Gli assaggi da “Want” iniziano poco dopo e il primo è “Tailspin”, il principale singolo dell’album, che su disco vede la partecipazione dei Video Age: oggi ascoltiamo una versione molto raccolta ed emozionante che approfitta giustamente dell’intimità che la non enorme sala del Lexington riesce a creare.

È poi la volta di “Ketamine” che, se da una parte perde le sue ruggenti chitarre alt-rock dai sapori ’90s, dall’altra ne guadagna in sincerità, purezza, gentilezza e poesia.

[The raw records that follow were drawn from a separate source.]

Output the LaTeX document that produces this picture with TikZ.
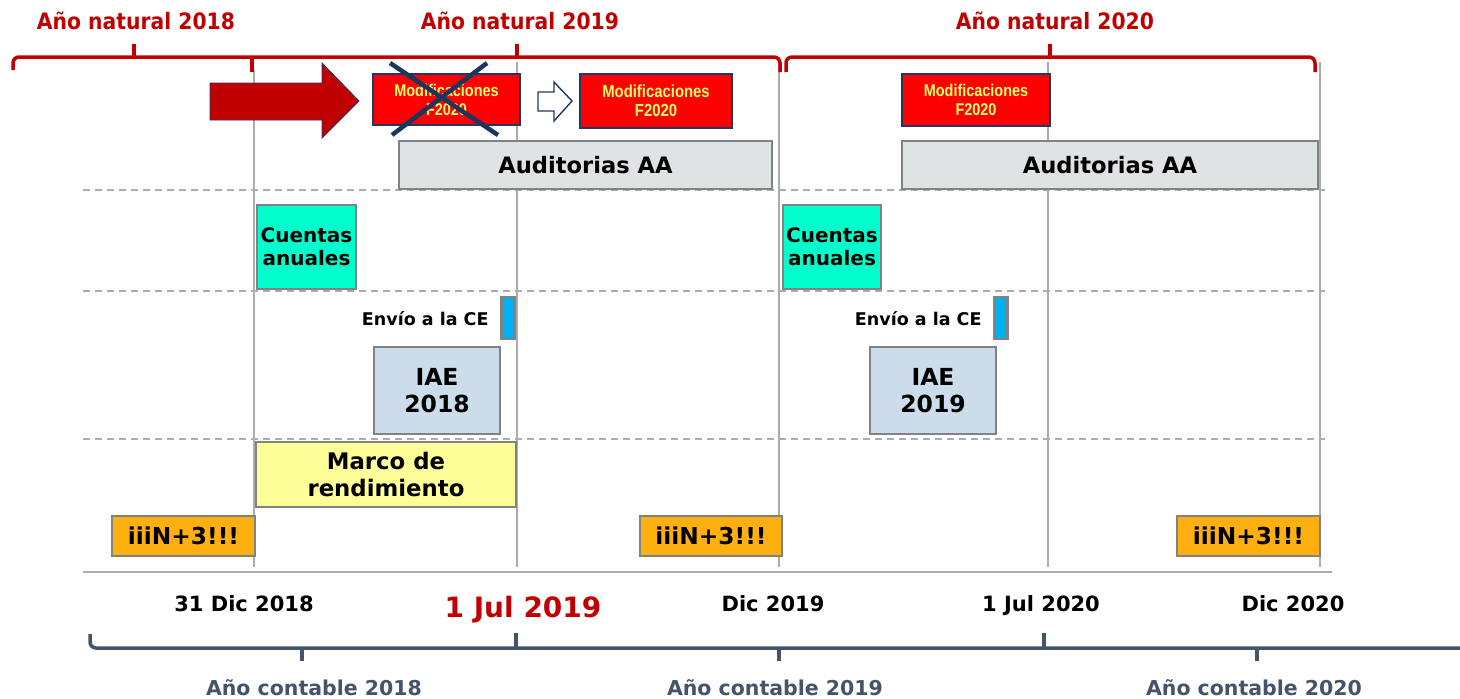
\documentclass[tikz,border=0pt]{standalone}
\usepackage{fontspec}
\setmainfont{DejaVu Sans}
\newfontfamily\condfont{DejaVu Sans Condensed}
\newfontfamily\narrowfont[FakeStretch=0.85]{Liberation Sans}
\definecolor{natred}{HTML}{C00000}
\definecolor{slate}{HTML}{44546A}
\definecolor{grid}{HTML}{A9ADB0}
\definecolor{boxgray}{HTML}{7F8385}
\definecolor{navy}{HTML}{1F3864}
\definecolor{xnavy}{HTML}{17375E}
\definecolor{modred}{HTML}{FF0000}
\definecolor{modyel}{HTML}{FFFF66}
\definecolor{audfill}{HTML}{DFE3E4}
\definecolor{cuefill}{HTML}{00FFCC}
\definecolor{iaefill}{HTML}{CCDCEB}
\definecolor{marcofill}{HTML}{FFFF99}
\definecolor{nfill}{HTML}{FFB010}
\definecolor{barfill}{HTML}{00B0F0}
\begin{document}
\begin{tikzpicture}[x=1pt,y=-1pt,
  cell/.style={draw=boxgray, line width=2.2pt, inner sep=0pt, align=center, font=\bfseries},
  modbox/.style={draw=navy, line width=1.4pt, fill=modred, inner sep=0pt, align=center, text=modyel, font=\narrowfont\bfseries\fontsize{17}{19}\selectfont},
  gridline/.style={grid, line width=1.6pt},
  dashline/.style={grid, line width=1.5pt, dash pattern=on 7pt off 5pt},
  natbrace/.style={natred, line width=3.5pt, rounded corners=6pt},
  conbrace/.style={slate, line width=3.5pt, rounded corners=6pt},
  natlabel/.style={anchor=base, text=natred, font=\condfont\bfseries\fontsize{22.6}{26}\selectfont},
  conlabel/.style={anchor=base, text=slate, font=\bfseries\fontsize{20.5}{24}\selectfont},
  datelabel/.style={anchor=base, font=\bfseries\fontsize{21}{25}\selectfont},
  n3/.style={cell, fill=nfill, minimum height=40pt, font=\bfseries\fontsize{23.3}{27}\selectfont}
]
\useasboundingbox (0,0) rectangle (1460,699);

% grid lines
\draw[gridline] (254,70) -- (254,567);
\draw[gridline] (517,62) -- (517,567);
\draw[gridline] (779,62) -- (779,567);
\draw[gridline] (1048,62) -- (1048,567);
\draw[gridline] (1320,62) -- (1320,567);
\foreach \yy in {190,291,439} \draw[dashline] (83,\yy) -- (1325,\yy);
\draw[grid, line width=2pt] (83,572) -- (1332,572);

% top red braces
\draw[natbrace] (13,70) -- (13,57) -- (780,57) -- (780,72);
\draw[natred, line width=3.5pt] (252,57) -- (252,72);
\draw[natred, line width=3.5pt] (134,58) -- (134,44);
\draw[natred, line width=3.5pt] (517,58) -- (517,44);
\draw[natbrace] (786,72) -- (786,57) -- (1315,57) -- (1315,72);
\draw[natred, line width=3.5pt] (1050,58) -- (1050,44);
\node[natlabel] (n2018) at (136,29) {Año natural 2018};
\node[natlabel] (n2019) at (520,29) {Año natural 2019};
\node[natlabel] (n2020) at (1055,29) {Año natural 2020};

% red block arrow
\draw[navy, line width=0.8pt, fill=natred] (210,83) -- (322,83) -- (322,63) -- (359,101) -- (322,138) -- (322,120) -- (210,120) -- cycle;

% modificaciones boxes
\node[modbox, minimum width=147pt, minimum height=51pt] (mod1) at (446.5,99.5) {Modificaciones\\F2020};
\draw[xnavy, line width=4.5pt] (390,63) -- (498,135);
\draw[xnavy, line width=4.5pt] (487,63) -- (392,135);
\draw[navy, line width=1.4pt, fill=white] (538,92) -- (554,92) -- (554,82) -- (572,101) -- (554,121) -- (554,111) -- (538,111) -- cycle;
\node[modbox, minimum width=152pt, minimum height=54pt, font=\narrowfont\bfseries\fontsize{17.5}{19}\selectfont] (mod2) at (656,101) {Modificaciones\\F2020};
\node[modbox, minimum width=148pt, minimum height=52pt] (mod3) at (976,100) {Modificaciones\\F2020};

% auditorias
\node[cell, fill=audfill, minimum width=373pt, minimum height=48pt, font=\bfseries\fontsize{22.6}{26}\selectfont] (aud1) at (585.5,165) {Auditorias AA};
\node[cell, fill=audfill, minimum width=416pt, minimum height=48pt, font=\bfseries\fontsize{22.6}{26}\selectfont] (aud2) at (1110,165) {Auditorias AA};

% cuentas anuales
\node[cell, fill=cuefill, minimum width=99pt, minimum height=84pt, font=\bfseries\fontsize{20}{23}\selectfont] (cue1) at (306.5,247) {Cuentas\\anuales};
\node[cell, fill=cuefill, minimum width=98pt, minimum height=84pt, font=\bfseries\fontsize{20}{23}\selectfont] (cue2) at (832,247) {Cuentas\\anuales};

% envio
\node[cell, fill=barfill, minimum width=13pt, minimum height=42pt] (bar1) at (508,318) {};
\node[cell, fill=barfill, minimum width=13pt, minimum height=42pt] (bar2) at (1001,318) {};
\node[anchor=east, font=\bfseries\fontsize{17.5}{20}\selectfont] (env1) at (492,319) {Envío a la CE};
\node[anchor=east, font=\bfseries\fontsize{17.5}{20}\selectfont] (env2) at (985,319) {Envío a la CE};

% IAE
\node[cell, fill=iaefill, minimum width=126pt, minimum height=87pt, font=\bfseries\fontsize{23.5}{27}\selectfont] (iae1) at (437,390.5) {IAE\\2018};
\node[cell, fill=iaefill, minimum width=126pt, minimum height=87pt, font=\bfseries\fontsize{23.5}{27}\selectfont] (iae2) at (933,390.5) {IAE\\2019};

% marco
\node[cell, fill=marcofill, minimum width=260pt, minimum height=65pt, font=\bfseries\fontsize{22.8}{27}\selectfont] (marco) at (386,474.5) {Marco de\\rendimiento};

% N+3
\node[n3, minimum width=143pt] (np1) at (183.5,536) {iiiN+3!!!};
\node[n3, minimum width=142pt] (np2) at (711,536) {iiiN+3!!!};
\node[n3, minimum width=143pt] (np3) at (1248.5,536) {iiiN+3!!!};

% dates
\node[datelabel] (d1) at (244,611) {31 Dic 2018};
\node[anchor=base, text=natred, font=\bfseries\fontsize{28}{32}\selectfont] (d2) at (523,617) {1 Jul 2019};
\node[datelabel] (d3) at (773,611) {Dic 2019};
\node[datelabel] (d4) at (1041,611) {1 Jul 2020};
\node[datelabel] (d5) at (1293,611) {Dic 2020};

% bottom braces
\draw[conbrace] (90,634) -- (90,648) -- (1462,648);
\draw[slate, line width=3.5pt] (516,647) -- (516,633);
\draw[slate, line width=3.5pt] (1044,647) -- (1044,633);
\draw[slate, line width=3.5pt] (302,647) -- (302,661);
\draw[slate, line width=3.5pt] (779,647) -- (779,661);
\draw[slate, line width=3.5pt] (1257,647) -- (1257,661);
\node[conlabel] (c1) at (314,695) {Año contable 2018};
\node[conlabel] (c2) at (775,695) {Año contable 2019};
\node[conlabel] (c3) at (1254,695) {Año contable 2020};
\end{tikzpicture}
\end{document}
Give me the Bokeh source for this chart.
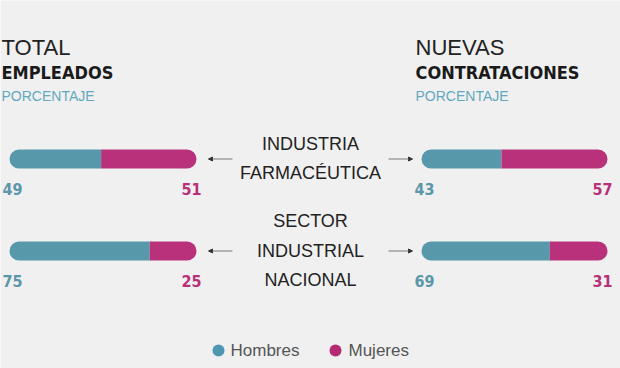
from bokeh.plotting import figure
from bokeh.models import Range1d, Arrow, NormalHead, ColumnDataSource
from bokeh.core.properties import value
from bokeh.embed import file_html
from bokeh.resources import INLINE

# ---------------- data ----------------
categories = [["INDUSTRIA", "FARMACÉUTICA"], ["SECTOR", "INDUSTRIAL", "NACIONAL"]]
total_hombres = [49, 75]
total_mujeres = [51, 25]
nuevas_hombres = [43, 69]
nuevas_mujeres = [57, 31]
series_names = ["Hombres", "Mujeres"]
panel_titles = [("TOTAL", "EMPLEADOS"), ("NUEVAS", "CONTRATACIONES")]
unit_label = "PORCENTAJE"

# ---------------- style ----------------
BG = "#f0f0f0"
TEAL = "#5799ab"
MAG = "#b9317a"
TEAL_TXT = "#5b97a9"
MAG_TXT = "#b8307a"
SUB = "#63a8be"
W, H = 620, 368
LIGHT = value("Liberation Sans")
NARROW = value("DejaVu Sans Condensed, Liberation Sans")

p = figure(width=W, height=H, output_backend="svg", toolbar_location=None,
           x_range=Range1d(0, W), y_range=Range1d(H, 0), min_border=0,
           background_fill_color=BG, border_fill_color=BG, outline_line_color=None)
p.axis.visible = False
p.grid.visible = False

row_y = [158.5, 250.5]
bar_h = 19
R = 10
panels = [
    (9, 187, total_hombres, total_mujeres),
    (421, 186, nuevas_hombres, nuevas_mujeres),
]

for (x0, span, hom, muj) in panels:
    scale = span / 100.0
    left_h = [x0] * len(hom)
    right_h = [x0 + h * scale for h in hom]
    right_m = [r + m * scale for r, m in zip(right_h, muj)]
    p.hbar(y=row_y, left=left_h, right=right_h, height=bar_h, fill_color=TEAL,
           line_color=None, border_radius=(R, 0, 0, R))
    p.hbar(y=row_y, left=right_h, right=right_m, height=bar_h, fill_color=MAG,
           line_color=None, border_radius=(0, R, R, 0))
    ny = [y + 30 for y in row_y]
    p.text(x=[x0 - 7] * len(hom), y=ny, text=[str(v) for v in hom],
           text_font=NARROW, text_font_style="bold", text_font_size="16px",
           text_color=TEAL_TXT, text_baseline="alphabetic", text_align="left")
    p.text(x=[min(r + 5, W - 6) for r in right_m], y=ny, text=[str(v) for v in muj],
           text_font=NARROW, text_font_style="bold", text_font_size="16px",
           text_color=MAG_TXT, text_baseline="alphabetic", text_align="right")

# panel titles
for (x0, _, _, _), (t1, t2) in zip(panels, panel_titles):
    tx = x0 - 8 if x0 < 100 else x0 - 6
    p.text(x=[tx], y=[47], text=[t1], text_font=LIGHT, text_font_size="22px",
           text_color="#222222", text_baseline="alphabetic")
    p.text(x=[tx], y=[72], text=[t2], text_font=NARROW, text_font_style="bold",
           text_font_size="18px", text_color="#1a1a1a", text_baseline="alphabetic")
    p.text(x=[tx], y=[95], text=[unit_label], text_font=LIGHT, text_font_size="14px",
           text_color=SUB, text_baseline="alphabetic")

# center labels and arrows
cx = 310
lh = 29.5
for lines, yc in zip(categories, row_y):
    n = len(lines)
    ys = [yc - 0.5 + (i - (n - 1) / 2) * lh for i in range(n)]
    p.text(x=[cx] * n, y=ys, text=lines, text_font=LIGHT, text_font_size="18px",
           text_color="#222222", text_align="center", text_baseline="alphabetic")
    p.add_layout(Arrow(x_start=232, y_start=yc, x_end=208, y_end=yc,
                       line_color="#777777", line_width=1,
                       end=NormalHead(size=4, fill_color="#333333", line_color="#333333")))
    p.add_layout(Arrow(x_start=388, y_start=yc, x_end=412, y_end=yc,
                       line_color="#777777", line_width=1,
                       end=NormalHead(size=4, fill_color="#333333", line_color="#333333")))

# legend
leg = ColumnDataSource(dict(x=[218, 335], tx=[230, 348], y=[350, 350],
                            name=series_names, color=["#4f96b0", "#b52a72"]))
p.scatter(x="x", y="y", size=12, fill_color="color", line_color=None, source=leg)
p.text(x="tx", y="y", text="name", source=leg, text_font=LIGHT, text_font_size="17px",
       text_color="#555555", text_baseline="middle")

open("out.html", "w").write(file_html(p, INLINE))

Poco dopo ecco “Had To”: “parla del mio rapporto con l’alcol“, spiega Esther. Sebbene non incisiva e veloce come su disco, la canzone è comunque piena di passione e lascia anche trasparire il dolore della statunitense.

In “Scars” ovviamente non ci sono le armonie insieme a Dean Johnson, ma la sua bellezza folk rimane intatta così come la sua malinconia e la sua delicatezza, che suscitano assoluta tenerezza.

“Rescue You”, invece, ha un ritmo più incalzante e una certa vivacità che ancora non avevamo potuto ammirare stasera, mentre “Want”, title-track del suo album piu’ recente, chiude il mainset con dolcezza e tanta passione, graziata come è di una splendida melodia.

C’è spazio anche per un breve encore in cui Esther propone “Want Pt. 2”, al suo debutto live stasera, lasciando passare tutta quella gentilezza e quella delicatezza che le sono tipiche.

Circa settanta minuti di sensazioni pure e intime all’interno di una venue raccolta: se da un lato non abbiamo potuto ascoltare le nuove influenze indie-rock del suo nuovo LP, dall’altro questa versione acustica di Esther ha messo il suo cuore in primo piano, regalando ottime melodie ed emozioni intense, sia dolci che malinconiche, lasciando comunque spazio per brillare anche alle sue grandi doti vocali.